%%
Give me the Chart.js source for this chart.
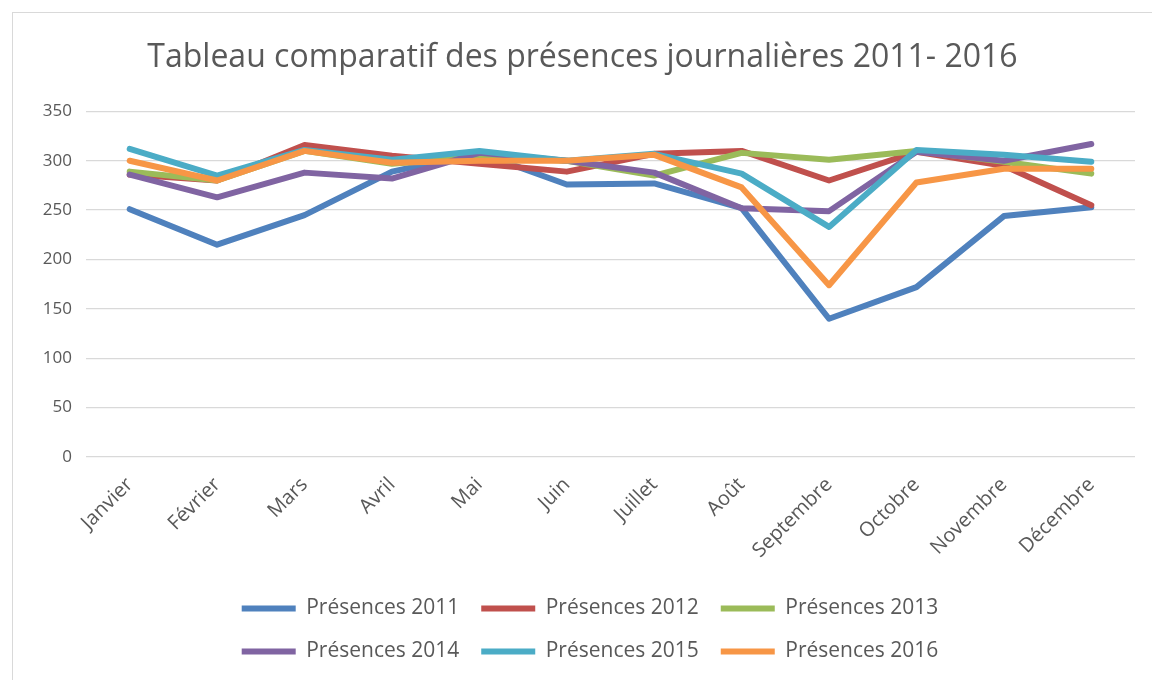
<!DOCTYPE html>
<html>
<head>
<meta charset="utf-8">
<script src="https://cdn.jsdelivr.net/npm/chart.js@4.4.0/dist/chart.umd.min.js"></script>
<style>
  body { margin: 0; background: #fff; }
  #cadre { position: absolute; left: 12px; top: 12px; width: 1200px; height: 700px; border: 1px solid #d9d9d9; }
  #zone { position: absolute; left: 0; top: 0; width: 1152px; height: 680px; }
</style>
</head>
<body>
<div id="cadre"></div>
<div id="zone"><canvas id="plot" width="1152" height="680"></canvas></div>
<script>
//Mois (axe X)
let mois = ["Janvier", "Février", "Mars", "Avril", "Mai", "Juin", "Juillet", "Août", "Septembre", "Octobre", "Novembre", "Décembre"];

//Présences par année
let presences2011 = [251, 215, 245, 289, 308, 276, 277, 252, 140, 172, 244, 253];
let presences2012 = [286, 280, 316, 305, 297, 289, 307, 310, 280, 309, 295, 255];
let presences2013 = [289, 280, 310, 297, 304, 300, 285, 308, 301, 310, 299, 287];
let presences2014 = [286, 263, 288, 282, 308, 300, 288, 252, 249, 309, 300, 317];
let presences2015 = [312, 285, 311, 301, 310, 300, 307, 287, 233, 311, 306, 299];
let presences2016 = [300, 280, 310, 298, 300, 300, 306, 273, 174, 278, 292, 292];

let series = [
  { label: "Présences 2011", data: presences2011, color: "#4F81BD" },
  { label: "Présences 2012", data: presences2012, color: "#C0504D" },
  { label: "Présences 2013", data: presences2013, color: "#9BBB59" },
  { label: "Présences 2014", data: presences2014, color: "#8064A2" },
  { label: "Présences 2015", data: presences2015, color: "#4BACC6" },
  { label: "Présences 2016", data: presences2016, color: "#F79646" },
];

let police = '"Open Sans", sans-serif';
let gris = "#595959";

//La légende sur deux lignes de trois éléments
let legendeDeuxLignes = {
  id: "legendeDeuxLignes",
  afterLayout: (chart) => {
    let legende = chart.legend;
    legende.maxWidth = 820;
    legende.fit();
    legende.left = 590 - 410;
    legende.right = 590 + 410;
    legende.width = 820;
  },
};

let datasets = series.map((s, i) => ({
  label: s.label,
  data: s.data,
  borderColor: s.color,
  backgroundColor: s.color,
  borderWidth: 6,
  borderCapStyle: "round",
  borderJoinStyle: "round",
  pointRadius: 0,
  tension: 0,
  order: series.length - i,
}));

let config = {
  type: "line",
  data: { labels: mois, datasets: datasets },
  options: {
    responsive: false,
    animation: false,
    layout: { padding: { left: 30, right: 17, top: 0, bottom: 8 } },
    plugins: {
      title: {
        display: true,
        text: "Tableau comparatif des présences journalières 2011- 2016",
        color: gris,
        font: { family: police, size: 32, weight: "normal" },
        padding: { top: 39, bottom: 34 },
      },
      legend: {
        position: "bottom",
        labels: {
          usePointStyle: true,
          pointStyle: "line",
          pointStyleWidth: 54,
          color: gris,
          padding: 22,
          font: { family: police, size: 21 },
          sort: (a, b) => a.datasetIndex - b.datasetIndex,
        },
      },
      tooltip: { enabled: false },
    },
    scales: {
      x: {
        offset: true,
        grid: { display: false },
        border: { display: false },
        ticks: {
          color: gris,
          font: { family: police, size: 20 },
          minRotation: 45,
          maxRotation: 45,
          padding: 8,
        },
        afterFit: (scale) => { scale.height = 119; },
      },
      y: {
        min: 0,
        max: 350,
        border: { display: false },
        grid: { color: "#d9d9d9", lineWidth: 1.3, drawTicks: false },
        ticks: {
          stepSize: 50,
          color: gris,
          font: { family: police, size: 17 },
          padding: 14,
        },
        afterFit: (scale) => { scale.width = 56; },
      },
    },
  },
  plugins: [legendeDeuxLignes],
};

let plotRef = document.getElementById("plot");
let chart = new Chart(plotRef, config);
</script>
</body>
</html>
%%
**Goal**
Quote the full listing above word for word; exclude every picture from the copy.

**Expected output**
Give me the Chart.js source for this chart.
<!DOCTYPE html>
<html>
<head>
<meta charset="utf-8">
<script src="https://cdn.jsdelivr.net/npm/chart.js@4.4.0/dist/chart.umd.min.js"></script>
<style>
  body { margin: 0; background: #fff; }
  #cadre { position: absolute; left: 12px; top: 12px; width: 1200px; height: 700px; border: 1px solid #d9d9d9; }
  #zone { position: absolute; left: 0; top: 0; width: 1152px; height: 680px; }
</style>
</head>
<body>
<div id="cadre"></div>
<div id="zone"><canvas id="plot" width="1152" height="680"></canvas></div>
<script>
//Mois (axe X)
let mois = ["Janvier", "Février", "Mars", "Avril", "Mai", "Juin", "Juillet", "Août", "Septembre", "Octobre", "Novembre", "Décembre"];

//Présences par année
let presences2011 = [251, 215, 245, 289, 308, 276, 277, 252, 140, 172, 244, 253];
let presences2012 = [286, 280, 316, 305, 297, 289, 307, 310, 280, 309, 295, 255];
let presences2013 = [289, 280, 310, 297, 304, 300, 285, 308, 301, 310, 299, 287];
let presences2014 = [286, 263, 288, 282, 308, 300, 288, 252, 249, 309, 300, 317];
let presences2015 = [312, 285, 311, 301, 310, 300, 307, 287, 233, 311, 306, 299];
let presences2016 = [300, 280, 310, 298, 300, 300, 306, 273, 174, 278, 292, 292];

let series = [
  { label: "Présences 2011", data: presences2011, color: "#4F81BD" },
  { label: "Présences 2012", data: presences2012, color: "#C0504D" },
  { label: "Présences 2013", data: presences2013, color: "#9BBB59" },
  { label: "Présences 2014", data: presences2014, color: "#8064A2" },
  { label: "Présences 2015", data: presences2015, color: "#4BACC6" },
  { label: "Présences 2016", data: presences2016, color: "#F79646" },
];

let police = '"Open Sans", sans-serif';
let gris = "#595959";

//La légende sur deux lignes de trois éléments
let legendeDeuxLignes = {
  id: "legendeDeuxLignes",
  afterLayout: (chart) => {
    let legende = chart.legend;
    legende.maxWidth = 820;
    legende.fit();
    legende.left = 590 - 410;
    legende.right = 590 + 410;
    legende.width = 820;
  },
};

let datasets = series.map((s, i) => ({
  label: s.label,
  data: s.data,
  borderColor: s.color,
  backgroundColor: s.color,
  borderWidth: 6,
  borderCapStyle: "round",
  borderJoinStyle: "round",
  pointRadius: 0,
  tension: 0,
  order: series.length - i,
}));

let config = {
  type: "line",
  data: { labels: mois, datasets: datasets },
  options: {
    responsive: false,
    animation: false,
    layout: { padding: { left: 30, right: 17, top: 0, bottom: 8 } },
    plugins: {
      title: {
        display: true,
        text: "Tableau comparatif des présences journalières 2011- 2016",
        color: gris,
        font: { family: police, size: 32, weight: "normal" },
        padding: { top: 39, bottom: 34 },
      },
      legend: {
        position: "bottom",
        labels: {
          usePointStyle: true,
          pointStyle: "line",
          pointStyleWidth: 54,
          color: gris,
          padding: 22,
          font: { family: police, size: 21 },
          sort: (a, b) => a.datasetIndex - b.datasetIndex,
        },
      },
      tooltip: { enabled: false },
    },
    scales: {
      x: {
        offset: true,
        grid: { display: false },
        border: { display: false },
        ticks: {
          color: gris,
          font: { family: police, size: 20 },
          minRotation: 45,
          maxRotation: 45,
          padding: 8,
        },
        afterFit: (scale) => { scale.height = 119; },
      },
      y: {
        min: 0,
        max: 350,
        border: { display: false },
        grid: { color: "#d9d9d9", lineWidth: 1.3, drawTicks: false },
        ticks: {
          stepSize: 50,
          color: gris,
          font: { family: police, size: 17 },
          padding: 14,
        },
        afterFit: (scale) => { scale.width = 56; },
      },
    },
  },
  plugins: [legendeDeuxLignes],
};

let plotRef = document.getElementById("plot");
let chart = new Chart(plotRef, config);
</script>
</body>
</html>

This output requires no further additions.